The vision plan is an alternative to a master plan.
The airport has made three attempts at a master plan over the years, officials said. The last attempt, which cost $500,000, did not get past disagreement over existing airport conditions, airport director Michael Geiger said Friday. "So from my standpoint, it's three strikes and you're out," he said. "We said let's try to find a different way to look at this, one that's not as rigid."
Master plans are not required for airports, officials said. "The state doesn't need to do this," said DOT regional director Subi Chakraborti. "But they felt is was important."
Officials said the vision plan could change over the years, allowing them to adjust to unexpected events and economic factors. Master plans are more rigid and based on forecasts, while a vision plan allows for more latitude, said Chakraborti.
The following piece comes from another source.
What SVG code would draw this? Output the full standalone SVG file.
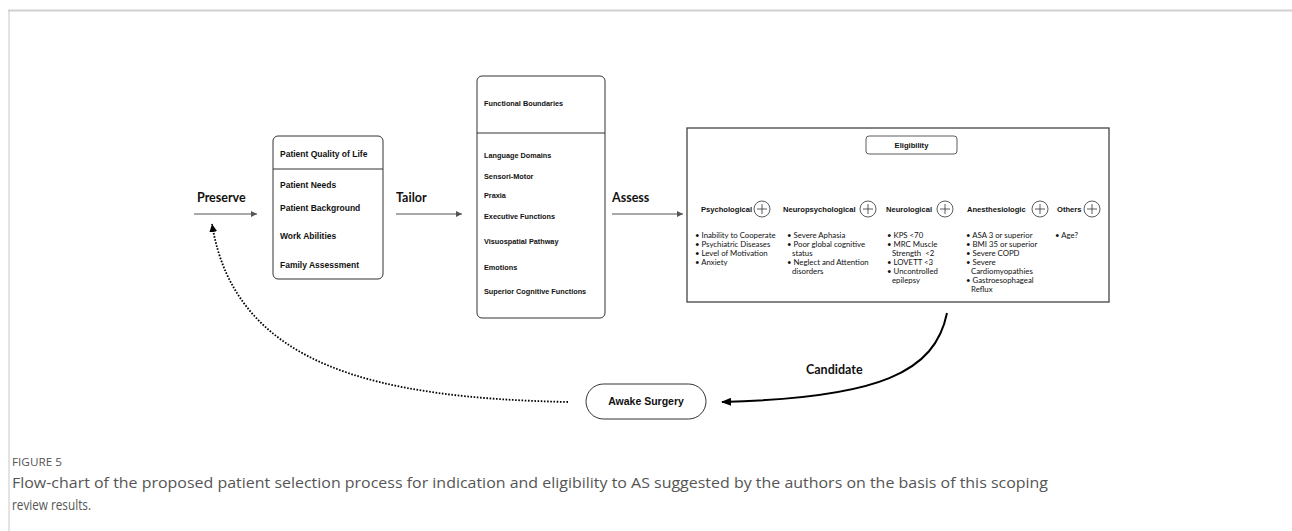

One of the conditions of the visioning was that the airport would retain all existing contracts with tenants, Geiger said. As such, Holland SheltAir Aviation Group will continue to build as many as seven new hangars, an office building and a small maintenance facility at the airport, tripling its jet capacity. It is this kind of expansion that nearby residents say worries them and that Babylon town supervisor Steve Bellone called "sectioning" expansion that could be avoided with a master plan.
Bellone said the town would prefer a master plan because it would be an official document and would require certain elements under the law.
Helen Norjen, a trustee of the Woodland Civic Association in Farmingdale said she is not happy with the visioning process, which she feels has not been well-publicized.